Sodium, Hiding in Plain Sight

By Jane E. Brody, Originally posted on New York Times, April 1, 2013

Centuries ago, salt was more valuable than gold, but today the condiment has fallen out of favor. Now we know that its main component, sodium, can raise blood pressure, increasing the risk of heart disease and stroke.

A new report, prepared by experts from three leading universities, projects that a small, steady reduction of sodium in the American diet could save up to half a million lives over the next decade. And a more rapid reduction could save even more lives — as many as 850,000.

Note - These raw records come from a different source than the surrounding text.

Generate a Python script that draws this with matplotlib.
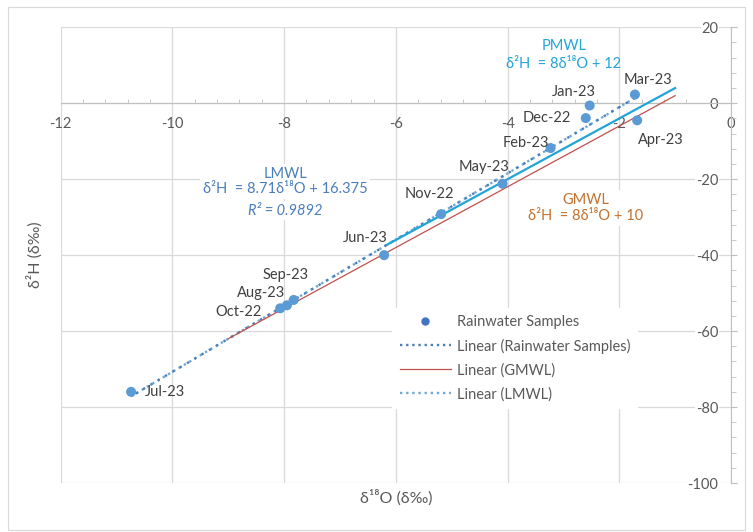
import matplotlib
matplotlib.use("Agg")
import matplotlib.pyplot as plt
from matplotlib.lines import Line2D
from matplotlib.patches import Rectangle
from matplotlib.ticker import MultipleLocator, FixedLocator
import numpy as np

plt.rcParams['font.family'] = ['Lato', 'DejaVu Sans']

# Monthly rainwater isotope samples
months = ['Oct-22', 'Nov-22', 'Dec-22', 'Jan-23', 'Feb-23', 'Mar-23',
          'Apr-23', 'May-23', 'Jun-23', 'Jul-23', 'Aug-23', 'Sep-23']
d18o = [-8.07, -5.19, -2.60, -2.53, -3.23, -1.72,
        -1.68, -4.09, -6.21, -10.74, -7.95, -7.83]
d2h = [-54.0, -29.2, -3.9, -0.6, -11.8, 2.3,
       -4.5, -21.2, -40.0, -76.0, -53.2, -51.8]

# Meteoric water lines: slope, intercept, x-extent
lmwl_slope, lmwl_icpt = 8.71, 16.375
gmwl_slope, gmwl_icpt = 8.0, 10.0
pmwl_slope, pmwl_icpt = 8.0, 12.0
gmwl_span = [-9.0, -1.0]
pmwl_span = [-6.15, -1.0]

x_ticks = [-12, -10, -8, -6, -4, -2, 0]
y_ticks = [-100, -80, -60, -40, -20, 0, 20]

# data-label offsets (pixels) from each sample point
label_offsets = {
    'Oct-22': (-42, -4), 'Nov-22': (-12, 20), 'Dec-22': (-39, 0),
    'Jan-23': (-16, 14), 'Feb-23': (-25, 5), 'Mar-23': (13, 15),
    'Apr-23': (24, -20), 'May-23': (-18, 17), 'Jun-23': (-19, 17),
    'Jul-23': (34, 0), 'Aug-23': (-26, 12), 'Sep-23': (-8, 25),
}

W, H = 753, 532
fig = plt.figure(figsize=(W / 100, H / 100), dpi=100)
fig.patch.set_facecolor('white')
fig.add_artist(Rectangle((8 / W, 2 / H), 737 / W, 523 / H, transform=fig.transFigure,
                         fill=False, edgecolor='#D9D9D9', lw=0.8))

ax = fig.add_axes([60.7 / W, 1 - 483 / H, 670.3 / W, 455.7 / H])
ax.set_xlim(-12, 0)
ax.set_ylim(-100, 20)

grid_c = '#D9D9D9'
axis_c = '#BFBFBF'
tick_c = '#595959'
text_c = '#404040'

ax.xaxis.set_major_locator(FixedLocator(x_ticks))
ax.yaxis.set_major_locator(FixedLocator(y_ticks))
ax.xaxis.set_minor_locator(MultipleLocator(0.4))
ax.yaxis.set_minor_locator(MultipleLocator(4))
ax.grid(True, which='major', color=grid_c, lw=0.9, zorder=0)
ax.set_axisbelow(True)

for s in ['left', 'top']:
    ax.spines[s].set_visible(False)
ax.spines['bottom'].set_position(('data', 0))
ax.spines['bottom'].set_color(axis_c)
ax.spines['right'].set_color(axis_c)

ax.yaxis.tick_right()
ax.tick_params(axis='x', which='major', length=0, pad=10, labelsize=10.5, labelcolor=tick_c)
ax.tick_params(axis='x', which='minor', direction='in', length=3, color=axis_c)
ax.tick_params(axis='y', which='major', direction='out', length=4.5, color=axis_c,
               pad=-13.5, labelsize=10.5, labelcolor=tick_c)
ax.tick_params(axis='y', which='minor', direction='out', length=3.5, color=axis_c)
ax.set_xticklabels([str(v) for v in x_ticks])
ax.set_yticklabels([str(v) for v in y_ticks])
for lab in ax.get_yticklabels():
    lab.set_horizontalalignment('right')
    lab.set_bbox(dict(facecolor='white', edgecolor='none', pad=0.5))

# fitted lines
xr = np.array([min(d18o), max(d18o)])
ax.plot(xr, lmwl_slope * xr + lmwl_icpt, color='#6FA9D6', lw=1.7,
        linestyle=(0, (1, 1.6)), zorder=3)
ax.plot(xr, lmwl_slope * xr + lmwl_icpt, color='#4A7EBB', lw=1.7,
        linestyle=(1.3, (1, 2.6)), zorder=3)
xg = np.array(gmwl_span)
ax.plot(xg, gmwl_slope * xg + gmwl_icpt, color='#C0504D', lw=0.9, zorder=3)
xp = np.array(pmwl_span)
ax.plot(xp, pmwl_slope * xp + pmwl_icpt, color='#21A5D8', lw=1.6, zorder=3)

ax.scatter(d18o, d2h, s=52, color='#5B9BD5', edgecolor='none', zorder=4)

for m, x, y in zip(months, d18o, d2h):
    dx, dy = label_offsets[m]
    ax.annotate(m, (x, y), xytext=(dx, dy), textcoords='offset pixels',
                ha='center', va='center', fontsize=10.5, color=text_c, zorder=5)

box = dict(facecolor='white', edgecolor='none', pad=2)
ax.text(-2.99, 15.2, 'PMWL', color='#21A5D8', fontsize=10.5, ha='center', va='center', zorder=5)
ax.text(-2.99, 10.4, 'δ²H  = 8δ¹⁸O + 12', color='#21A5D8', fontsize=10.5,
        ha='center', va='center', zorder=5)
ax.text(-7.98, -20.6, 'LMWL\nδ²H  = 8.71δ¹⁸O + 16.375', color='#4A7EBB', fontsize=10.5,
        ha='center', va='center', zorder=5, bbox=box, linespacing=1.15)
ax.text(-7.98, -28.3, 'R² = 0.9892', color='#4A7EBB', fontsize=10.5, style='italic',
        ha='center', va='center', zorder=6, bbox=box)
ax.text(-2.6, -27.6, 'GMWL\nδ²H  = 8δ¹⁸O + 10', color='#C4712E', fontsize=10.5,
        ha='center', va='center', zorder=5, bbox=box, linespacing=1.15)

ax.set_xlabel('δ¹⁸O (δ‰)', fontsize=11.5, color=tick_c)
ax.xaxis.set_label_coords(0.5, -0.031)
ax.xaxis.label.set_verticalalignment('center')
ax.yaxis.set_label_position('left')
ax.set_ylabel('δ²H (δ‰)', fontsize=11.5, color=tick_c)
ax.yaxis.set_label_coords(-0.0264, 0.5)

handles = [
    Line2D([], [], marker='o', linestyle='none', markersize=5, color='#4472C4'),
    Line2D([], [], color='#4A7EBB', lw=1.7, linestyle=(0, (1, 1.6))),
    Line2D([], [], color='#C0504D', lw=0.9),
    Line2D([], [], color='#6FA9D6', lw=1.7, linestyle=(0, (1, 1.6))),
]
labels = ['Rainwater Samples', 'Linear (Rainwater Samples)', 'Linear (GMWL)', 'Linear (LMWL)']
leg = ax.legend(handles, labels, loc='upper left', bbox_to_anchor=(0.484, 0.401),
                fontsize=10.5, handlelength=3.5, handletextpad=0.45, labelspacing=0.66,
                frameon=True, fancybox=False, framealpha=1, borderpad=0.5,
                labelcolor=tick_c)
leg.get_frame().set_facecolor('white')
leg.get_frame().set_edgecolor('none')
leg.set_zorder(6)

fig.savefig('out.png', dpi=100)
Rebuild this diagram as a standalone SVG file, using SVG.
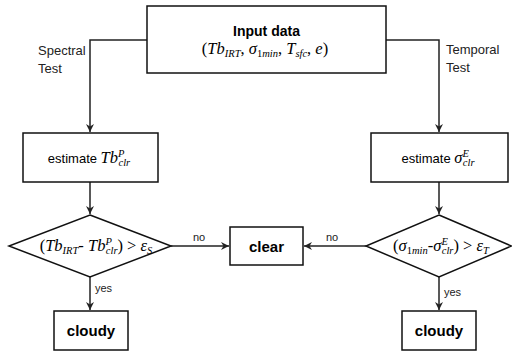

The Finns have already proved this projection. As described last month in The New England Journal of Medicine, since the early 1970s, when Finland launched a national campaign to reduce salt intake, daily consumption has dropped by 3,000 milligrams a day in men and women, with a corresponding decline in death rates from stroke and coronary heart disease of 75 to 80 percent.

In the last decade or so, many food producers have introduced low-sodium or reduced-sodium versions of popular products, including soups, vegetables, fish, sauces, cereals, nuts, dips and even chips. But Americans still consume far too much sodium — a third more, on average, than the amount recommended for an otherwise healthy person and more than twice the amount recommended for people with high blood pressure, cardiovascular disease or kidney disease.

Sodium is an essential dietary element, but a mere 200 milligrams a day is all one needs for good health. The average American, however, takes in 3,300 milligrams daily, primarily from salt added to foods prepared commercially and in restaurants.